>> Begin Data provided

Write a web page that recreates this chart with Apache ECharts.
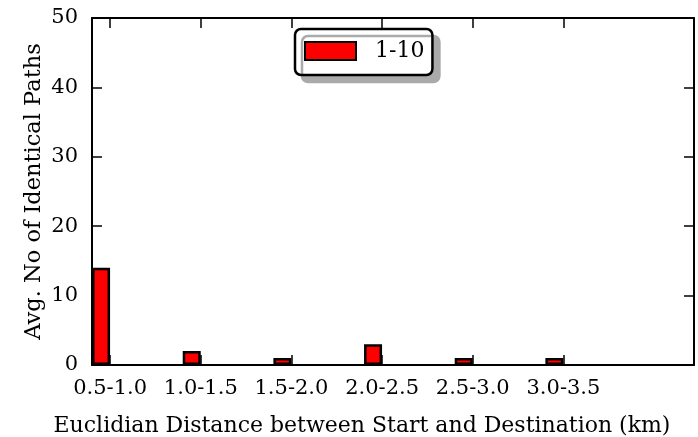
<!DOCTYPE html>
<html>
<head>
<meta charset="utf-8">
<script src="https://cdn.jsdelivr.net/npm/echarts@6/dist/echarts.min.js"></script>
<style>
  html, body { margin: 0; padding: 0; background: #fff; }
  #chart { width: 698px; height: 437px; }
</style>
</head>
<body>
<div id="chart"></div>
<script>
  // distance bins (km) and avg identical paths for the 1-10 group
  const categories = ['0.5-1.0', '1.0-1.5', '1.5-2.0', '2.0-2.5', '2.5-3.0', '3.0-3.5']
  const seriesName = '1-10'
  const values = [14, 2, 1, 3, 1, 1]
  const yTicks = [0, 10, 20, 30, 40, 50]

  // bars sit just left of their tick, like matplotlib bar(x, w) with xticks at x + w
  const barW = 0.2
  const tickPos = categories.map((c, i) => i)
  const barData = values.map((v, i) => [i - barW / 2, v])

  const font = 'DejaVu Serif'
  const chart = echarts.init(document.getElementById('chart'), null, { renderer: 'canvas' })

  const frameLine = { show: true, onZero: false, lineStyle: { color: '#000', width: 2 } }
  const xTick = { show: true, inside: true, length: 10, customValues: tickPos, lineStyle: { color: '#000', width: 1.5 } }
  const yTick = { show: true, inside: true, length: 10, lineStyle: { color: '#000', width: 1.5 } }

  const option = {
    animation: false,
    backgroundColor: '#fff',
    textStyle: { fontFamily: font },
    grid: { left: 92, right: 4, top: 18, bottom: 72, outerBoundsMode: 'none', containLabel: false },
    legend: {
      data: [seriesName],
      left: 295,
      top: 29,
      padding: [11, 8, 13, 9],
      itemWidth: 51,
      itemHeight: 18,
      itemGap: 0,
      icon: 'rect',
      backgroundColor: '#fff',
      borderColor: '#000',
      borderWidth: 2.5,
      borderRadius: 6,
      shadowColor: '#aaa',
      shadowBlur: 0,
      shadowOffsetX: 7,
      shadowOffsetY: 7,
      textStyle: { fontFamily: font, fontSize: 22, color: '#000', padding: [0, 0, 0, 14] }
    },
    xAxis: [
      {
        type: 'value',
        position: 'bottom',
        min: -barW,
        max: 6.44,
        splitLine: { show: false },
        axisLine: frameLine,
        axisTick: xTick,
        axisLabel: {
          customValues: tickPos,
          formatter: (v) => categories[Math.round(v)] || '',
          fontFamily: font, fontSize: 21, color: '#000', margin: 13
        },
        name: 'Euclidian Distance between Start and Destination (km)',
        nameLocation: 'middle',
        nameGap: 50,
        nameMoveOverlap: false,
        nameTextStyle: { fontFamily: font, fontSize: 22, color: '#000', padding: [0, 62, 0, 0] }
      },
      {
        type: 'value',
        position: 'top',
        min: -barW,
        max: 6.44,
        splitLine: { show: false },
        axisLine: frameLine,
        axisTick: xTick,
        axisLabel: { show: false }
      }
    ],
    yAxis: [
      {
        type: 'value',
        position: 'left',
        min: 0,
        max: 50,
        interval: 10,
        splitLine: { show: false },
        axisLine: frameLine,
        axisTick: yTick,
        axisLabel: {
          formatter: (v) => (yTicks.includes(v) ? String(v) : ''),
          fontFamily: font, fontSize: 21, color: '#000', margin: 14
        },
        name: 'Avg. No of Identical Paths',
        nameLocation: 'middle',
        nameGap: 46,
        nameRotate: 90,
        nameMoveOverlap: false,
        nameTextStyle: { fontFamily: font, fontSize: 22.5, color: '#000' }
      },
      {
        type: 'value',
        position: 'right',
        min: 0,
        max: 50,
        interval: 10,
        splitLine: { show: false },
        axisLine: frameLine,
        axisTick: yTick,
        axisLabel: { show: false }
      }
    ],
    series: [
      {
        name: seriesName,
        type: 'bar',
        xAxisIndex: 0,
        yAxisIndex: 0,
        barWidth: 18,
        data: barData,
        itemStyle: { color: '#ff0000', borderColor: '#000', borderWidth: 2.5 }
      }
    ]
  }

  chart.setOption(option)
</script>
</body>
</html>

>> End Data provided

• [What you have to do]: Copy the material exactly. Do not include the pictures.

• [Task result]:
Write a web page that recreates this chart with Apache ECharts.
<!DOCTYPE html>
<html>
<head>
<meta charset="utf-8">
<script src="https://cdn.jsdelivr.net/npm/echarts@6/dist/echarts.min.js"></script>
<style>
  html, body { margin: 0; padding: 0; background: #fff; }
  #chart { width: 698px; height: 437px; }
</style>
</head>
<body>
<div id="chart"></div>
<script>
  // distance bins (km) and avg identical paths for the 1-10 group
  const categories = ['0.5-1.0', '1.0-1.5', '1.5-2.0', '2.0-2.5', '2.5-3.0', '3.0-3.5']
  const seriesName = '1-10'
  const values = [14, 2, 1, 3, 1, 1]
  const yTicks = [0, 10, 20, 30, 40, 50]

  // bars sit just left of their tick, like matplotlib bar(x, w) with xticks at x + w
  const barW = 0.2
  const tickPos = categories.map((c, i) => i)
  const barData = values.map((v, i) => [i - barW / 2, v])

  const font = 'DejaVu Serif'
  const chart = echarts.init(document.getElementById('chart'), null, { renderer: 'canvas' })

  const frameLine = { show: true, onZero: false, lineStyle: { color: '#000', width: 2 } }
  const xTick = { show: true, inside: true, length: 10, customValues: tickPos, lineStyle: { color: '#000', width: 1.5 } }
  const yTick = { show: true, inside: true, length: 10, lineStyle: { color: '#000', width: 1.5 } }

  const option = {
    animation: false,
    backgroundColor: '#fff',
    textStyle: { fontFamily: font },
    grid: { left: 92, right: 4, top: 18, bottom: 72, outerBoundsMode: 'none', containLabel: false },
    legend: {
      data: [seriesName],
      left: 295,
      top: 29,
      padding: [11, 8, 13, 9],
      itemWidth: 51,
      itemHeight: 18,
      itemGap: 0,
      icon: 'rect',
      backgroundColor: '#fff',
      borderColor: '#000',
      borderWidth: 2.5,
      borderRadius: 6,
      shadowColor: '#aaa',
      shadowBlur: 0,
      shadowOffsetX: 7,
      shadowOffsetY: 7,
      textStyle: { fontFamily: font, fontSize: 22, color: '#000', padding: [0, 0, 0, 14] }
    },
    xAxis: [
      {
        type: 'value',
        position: 'bottom',
        min: -barW,
        max: 6.44,
        splitLine: { show: false },
        axisLine: frameLine,
        axisTick: xTick,
        axisLabel: {
          customValues: tickPos,
          formatter: (v) => categories[Math.round(v)] || '',
          fontFamily: font, fontSize: 21, color: '#000', margin: 13
        },
        name: 'Euclidian Distance between Start and Destination (km)',
        nameLocation: 'middle',
        nameGap: 50,
        nameMoveOverlap: false,
        nameTextStyle: { fontFamily: font, fontSize: 22, color: '#000', padding: [0, 62, 0, 0] }
      },
      {
        type: 'value',
        position: 'top',
        min: -barW,
        max: 6.44,
        splitLine: { show: false },
        axisLine: frameLine,
        axisTick: xTick,
        axisLabel: { show: false }
      }
    ],
    yAxis: [
      {
        type: 'value',
        position: 'left',
        min: 0,
        max: 50,
        interval: 10,
        splitLine: { show: false },
        axisLine: frameLine,
        axisTick: yTick,
        axisLabel: {
          formatter: (v) => (yTicks.includes(v) ? String(v) : ''),
          fontFamily: font, fontSize: 21, color: '#000', margin: 14
        },
        name: 'Avg. No of Identical Paths',
        nameLocation: 'middle',
        nameGap: 46,
        nameRotate: 90,
        nameMoveOverlap: false,
        nameTextStyle: { fontFamily: font, fontSize: 22.5, color: '#000' }
      },
      {
        type: 'value',
        position: 'right',
        min: 0,
        max: 50,
        interval: 10,
        splitLine: { show: false },
        axisLine: frameLine,
        axisTick: yTick,
        axisLabel: { show: false }
      }
    ],
    series: [
      {
        name: seriesName,
        type: 'bar',
        xAxisIndex: 0,
        yAxisIndex: 0,
        barWidth: 18,
        data: barData,
        itemStyle: { color: '#ff0000', borderColor: '#000', borderWidth: 2.5 }
      }
    ]
  }

  chart.setOption(option)
</script>
</body>
</html>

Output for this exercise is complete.